Wednesday, March 08, 2006

T- MINUS SIX DAYS AND COUNTING


In the news today: A Cape Cod town is considering a ban on perfume and cologne in one of its schools. YES! Great idea! Let's expand this to include the workplace, public transportation, EVERYWHERE!

Too much? A little over the top to ban fragrance EVERYWHERE? Okay.

Can we at least ban that fucking awful patchouli shite? Honest to Salma, a woman came into my office yesterday wearing so much fucking hippie effluvium, I was left gasping for air. After she left, the miasma stayed behind and I had to LEAVE MY OWN OFFICE for a few minutes while it dissipated. Even then, I felt like it was still stuck to the insides of my nostrils when I was going home.
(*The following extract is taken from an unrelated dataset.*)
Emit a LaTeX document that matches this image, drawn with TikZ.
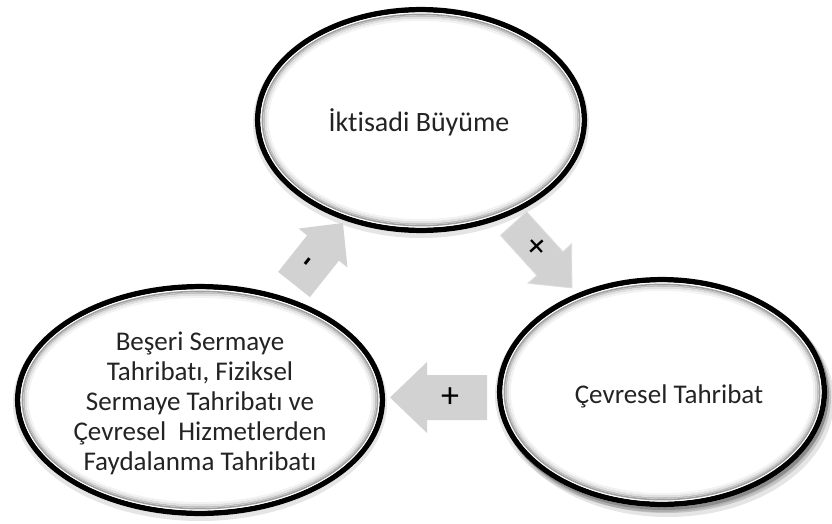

Must people ADVERTISE that they are dirty, smelly hippies? Must people impose this awful fucking stench on others? I thought I was gonna DIE.

How about soap? That'd work a whole lot better, you miserable, smelly old hippie slag.
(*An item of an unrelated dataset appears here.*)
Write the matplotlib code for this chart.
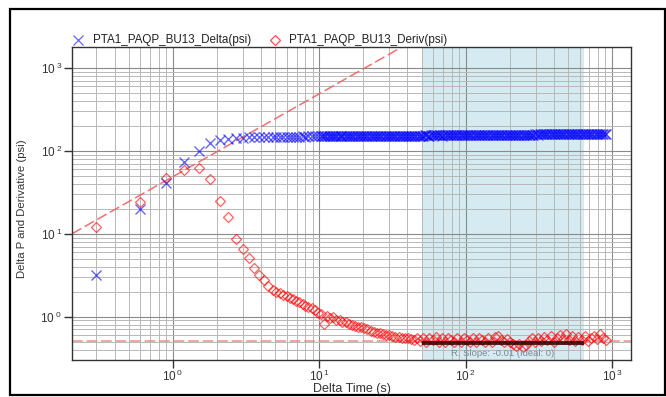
import math
import matplotlib
matplotlib.use('Agg')
import matplotlib.pyplot as plt
from matplotlib.lines import Line2D
from matplotlib.patches import Rectangle
from matplotlib.ticker import LogLocator, FuncFormatter, NullFormatter

plt.rcParams['font.family'] = ['Liberation Sans', 'DejaVu Sans']
plt.rcParams['mathtext.fontset'] = 'custom'
plt.rcParams['mathtext.rm'] = 'Liberation Sans'
plt.rcParams['mathtext.it'] = 'Liberation Sans:italic'
plt.rcParams['mathtext.bf'] = 'Liberation Sans:bold'

# ---------------- data ----------------
time_s = [
    0.3, 0.6, 0.9, 1.2, 1.5, 1.8, 2.1, 2.4, 2.7, 3.0,
    3.3, 3.6, 3.9, 4.2, 4.5, 4.8, 5.1, 5.4, 5.7, 6.0,
    6.3, 6.6, 6.9, 7.3, 7.7, 8.0, 8.4, 8.9, 9.3, 9.8,
    10.3, 10.8, 11.3, 11.9, 12.5, 13.1, 13.8, 14.4, 15.2, 15.9,
    16.7, 17.6, 18.4, 19.4, 20.3, 21.3, 22.4, 23.5, 24.7, 25.9,
    27.2, 28.6, 30.0, 31.5, 33.1, 34.8, 36.5, 38.3, 40.2, 42.2,
    44.3, 46.6, 48.9, 51.3, 53.9, 56.6, 59.4, 62.4, 65.5, 68.8,
    72.2, 75.9, 79.6, 83.6, 87.8, 92.2, 96.8, 101.6, 106.7, 112.1,
    117.7, 123.5, 129.7, 136.2, 143.0, 150.2, 157.7, 165.5, 173.8, 182.5,
    191.6, 201.2, 211.3, 221.8, 232.9, 244.6, 256.8, 269.6, 283.1, 297.3,
    312.1, 327.7, 344.1, 361.3, 379.4, 398.4, 418.3, 439.2, 461.2, 484.2,
    508.4, 533.9, 560.6, 588.6, 618.0, 648.9, 681.4, 715.4, 751.2, 788.8,
    828.2, 869.6, 913.1,
]

delta_psi = [
    3.2, 19.9, 41.3, 72.8, 100, 124, 135, 140, 142, 144,
    145, 146, 147, 147, 148, 148, 148, 149, 149, 149,
    149, 149, 149, 149, 150, 149, 150, 150, 150, 150,
    150, 150, 150, 151, 150, 151, 151, 151, 151, 151,
    151, 151, 152, 151, 152, 152, 152, 152, 152, 152,
    152, 152, 153, 152, 153, 153, 153, 153, 153, 153,
    153, 153, 153, 153, 154, 153, 154, 154, 154, 153,
    154, 154, 154, 154, 154, 154, 154, 154, 154, 154,
    154, 154, 154, 154, 155, 154, 155, 155, 155, 155,
    155, 155, 155, 155, 155, 155, 157, 157, 157, 158,
    157, 158, 158, 158, 158, 158, 158, 158, 158, 158,
    158, 158, 158, 158, 159, 158, 158, 159, 158, 158,
    158, 159, 158,
]

# extra Delta samples (Delta P is logged much more densely than the derivative)
delta_extra_time_s = [
    10.5, 11.0, 11.6, 12.2, 12.8, 13.4, 14.1, 14.8, 15.5, 16.3,
    17.1, 18.0, 18.9, 19.8, 20.8, 21.8, 22.9, 24.1, 25.3, 26.5,
    27.9, 29.3, 30.7, 32.3, 33.9, 35.6, 37.4, 39.2, 41.2, 43.2,
    45.4, 47.7, 50.1, 52.6, 55.2, 58.0, 60.9, 63.9, 67.1, 70.5,
    74.0, 77.7, 81.6, 85.7, 90.0, 94.5, 99.2, 104.1, 109.4, 114.9,
    120.6, 126.6, 132.9, 139.6, 146.6, 153.9, 161.6, 169.6, 178.1, 187.0,
    196.3, 206.2, 216.5, 227.3, 238.7, 250.6, 263.1, 276.3, 290.1, 304.6,
    319.8, 335.8, 352.6, 370.2, 388.8, 408.2, 428.6, 450.1, 472.6, 496.2,
    521.0, 547.1, 574.4, 603.1, 633.3, 664.9, 698.2, 733.1, 769.8, 808.3,
    848.7, 891.1,
]

delta_extra_psi = [
    150, 150, 151, 150, 151, 151, 151, 151, 151, 151,
    151, 152, 151, 152, 152, 152, 152, 152, 152, 152,
    152, 153, 153, 153, 153, 153, 153, 153, 153, 153,
    153, 153, 153, 154, 153, 154, 154, 154, 154, 154,
    154, 154, 154, 154, 154, 154, 154, 154, 154, 154,
    154, 154, 154, 155, 154, 155, 155, 155, 155, 155,
    155, 155, 155, 155, 155, 156, 157, 157, 157, 158,
    158, 158, 158, 158, 158, 158, 158, 158, 158, 158,
    158, 158, 158, 159, 158, 158, 159, 158, 158, 158,
    159, 158,
]

deriv_psi = [
    12.0, 24.4, 46.7, 58.9, 61.7, 45.4, 24.9, 15.8, 8.6, 6.5,
    5.06, 3.90, 3.18, 2.77, 2.35, 2.10, 2.00, 1.93, 1.84, 1.76,
    1.70, 1.62, 1.55, 1.49, 1.42, 1.36, 1.32, 1.26, 1.20, 1.12,
    1.08, 0.81, 1.02, 0.96, 0.98, 0.92, 0.90, 0.86, 0.87, 0.82,
    0.80, 0.78, 0.76, 0.74, 0.72, 0.71, 0.67, 0.66, 0.64, 0.63,
    0.62, 0.60, 0.60, 0.58, 0.57, 0.57, 0.56, 0.55, 0.55, 0.54,
    0.53, 0.56, 0.51, 0.55, 0.50, 0.56, 0.52, 0.57, 0.50, 0.55,
    0.49, 0.56, 0.52, 0.49, 0.55, 0.50, 0.56, 0.52, 0.49, 0.55,
    0.50, 0.56, 0.52, 0.49, 0.55, 0.50, 0.57, 0.58, 0.52, 0.49,
    0.54, 0.50, 0.47, 0.44, 0.47, 0.43, 0.46, 0.51, 0.55, 0.49,
    0.56, 0.51, 0.57, 0.52, 0.58, 0.50, 0.56, 0.60, 0.54, 0.62,
    0.52, 0.59, 0.51, 0.57, 0.53, 0.58, 0.51, 0.55, 0.59, 0.54,
    0.61, 0.56, 0.53,
]

series_names = ['PTA1_PAQP_BU13_Delta(psi)', 'PTA1_PAQP_BU13_Deriv(psi)']
x_label = 'Delta Time (s)'
y_label = 'Delta P and Derivative (psi)'
x_limits = [0.205, 1345]
y_limits = [0.30, 1790]
fit_window_s = [50, 640]
fit_level_psi = 0.487
stab_level_psi = 0.509
unit_slope_psi_at_1s = 48.8
fit_note = 'R. Slope: -0.01 (Ideal: 0)'
fit_note_pos = [180, 0.355]

# ---------------- figure ----------------
W, H = 666, 397
fig = plt.figure(figsize=(W / 100, H / 100), dpi=100)
ax = fig.add_axes([72 / W, (H - 360) / H, (631 - 72) / W, (360 - 47) / H])
ax.set_xscale('log')
ax.set_yscale('log')
ax.set_xlim(*x_limits)
ax.set_ylim(*y_limits)

# shaded analysis window
ax.axvspan(fit_window_s[0], fit_window_s[1], color='#d5eaf1', zorder=0.2, lw=0)

# grid
ax.set_axisbelow(True)
ax.xaxis.set_major_locator(LogLocator(base=10, numticks=20))
ax.yaxis.set_major_locator(LogLocator(base=10, numticks=20))
ax.xaxis.set_minor_locator(LogLocator(base=10, subs=range(2, 10), numticks=50))
ax.yaxis.set_minor_locator(LogLocator(base=10, subs=range(2, 10), numticks=50))
ax.xaxis.set_minor_formatter(NullFormatter())
ax.yaxis.set_minor_formatter(NullFormatter())
ax.grid(which='major', color='#8a8a8a', lw=0.8)
ax.grid(which='minor', color='#b8b8b8', lw=0.7)


def fmt_y(v, pos):
    e = int(round(math.log10(v)))
    return r'$\mathregular{10^{\ %d}}$' % e


def fmt_x(v, pos):
    e = int(round(math.log10(v)))
    return r'$\mathregular{10^{\,%d}}$' % e


ax.yaxis.set_major_formatter(FuncFormatter(fmt_y))
ax.xaxis.set_major_formatter(FuncFormatter(fmt_x))
ax.tick_params(which='major', direction='out', length=5.5, width=1.0,
               color='#333333', labelsize=8.5, labelcolor='#333333', pad=1.5)
ax.tick_params(which='minor', length=0)
ax.tick_params(axis='x', pad=0.5)
for s in ax.spines.values():
    s.set_color('#333333')
    s.set_linewidth(1.0)

# reference lines
ax.axhline(stab_level_psi, color='#e88080', lw=1.1, ls=(0, (7, 2.5)), zorder=1.5, alpha=0.9)
ax.plot(x_limits, [unit_slope_psi_at_1s * x_limits[0], unit_slope_psi_at_1s * x_limits[1]],
        color='#f06060', lw=1.1, ls=(0, (7, 2.5)), zorder=1.5, alpha=0.9)

# data
ax.plot(time_s, delta_psi, ls='none', marker='x', ms=6.6, mew=1.0,
        color='blue', alpha=0.6, zorder=2)
ax.plot(delta_extra_time_s, delta_extra_psi, ls='none', marker='x', ms=6.6, mew=1.0,
        color='blue', alpha=0.6, zorder=2)
ax.plot(time_s, deriv_psi, ls='none', marker='D', ms=4.6, mew=0.9,
        mfc='none', mec='red', alpha=0.62, zorder=2.5)

# fit line
ax.plot(fit_window_s, [fit_level_psi, fit_level_psi], color='#3a0505', lw=2.8,
        solid_capstyle='butt', zorder=3, alpha=0.9)
ax.text(fit_note_pos[0], fit_note_pos[1], fit_note, fontsize=6.8, color='#7d8a96',
        ha='center', va='center', zorder=3)

# labels
fig.text(352 / W, 1 - 389 / H, x_label, fontsize=9, color='#333333', ha='center', va='center')
fig.text(22.5 / W, 1 - 209 / H, y_label, fontsize=8.2, color='#333333', ha='center',
         va='center', rotation=90)

# legend (manual, above plot)
ly = 1 - 40 / H
fig.add_artist(Line2D([78 / W], [ly], transform=fig.transFigure, ls='none', marker='x',
                      ms=7, mew=0.9, color='blue', alpha=0.6))
fig.text(93 / W, ly, series_names[0], fontsize=8.4, color='#222222', ha='left', va='center')
fig.add_artist(Line2D([275 / W], [ly], transform=fig.transFigure, ls='none', marker='D',
                      ms=5, mew=0.9, mfc='none', mec='red', alpha=0.7))
fig.text(289 / W, ly, series_names[1], fontsize=8.4, color='#222222', ha='left', va='center')

# outer frame
fig.add_artist(Rectangle((10.5 / W, 2 / H), (664.5 - 10.5) / W, (395 - 9) / H,
                         transform=fig.transFigure, fill=False, ec='black', lw=1.6))

fig.savefig('out.png', dpi=100)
*Watch, I'll keep doing this stupid Pogues show countdown, and then get sick the day before. Just like me to tempt fate like that.

I wouldn't miss the show, though. I'd have to be in a coma to miss this, and even then, I'd figure out a way to signal that yes, I'll need to be wheeled into the Orpheum and yes, I'll need handicap access and seating. And I may STILL be more aware of my surroundings than Shane.

6 Comments:

Blogger Chris Cope said...

If you slip into a coma, Shane may add you to the band. You're on cowbell.

08 March, 2006 12:04  
Anonymous Anonymous said...

Let's try shutting down the water works, and restricting the availability of soap and hot water. I'll demur to toothpaste though...after a few weeks of smelling peoples real odors, perhaps we'd have a different perspective. I choose to remain safely anonymous...GLARK!!!

08 March, 2006 14:20  
Blogger Binty McShae said...

Jeez, of all days for you to post about that...

I left my regular aftershave at a friends by accident so this morning I was forced to slap on one of those free sample ones you get attached to leaflets through the door... I was in a rush so just threw it on (only a modicum - I don't like to overdo it) and dashed out.

Suffice to say all day long I have been feeling vomitous, and other people have been avoiding me like the plague. I cannot remember the name (I'll check it out and return) but a word of advice... always check a fragrance before usage.

uuuuuugggghhhhhh......

09 March, 2006 01:14  
Blogger fatmammycat said...

Jesus Andraste, I don't like to much perfume either- actually that is a bare faced lie, I'm always smothered in Dior- but banning it? The man who works in my local Spar shop reeks to the high heavens of BO, my perfume is the ony thing in the world protecting my nostrils from his stench.

09 March, 2006 07:50  
Blogger Brewski said...

Raise one for me when you're at the 'show/total piss-up' there A-girl.

09 March, 2006 08:57  
Blogger BUMBLE!!! said...

I once worked for a guy who complained about the type of perfume that a female coworker wore. He also managed to complain about women using un-natural colors to do up their hair (blonde highlights for a brunette - for example).

He was kind of a dick.
Your article just reminded me of a certain attitude and who it comes out on, but amazingly yes, there are idiots like this in the world.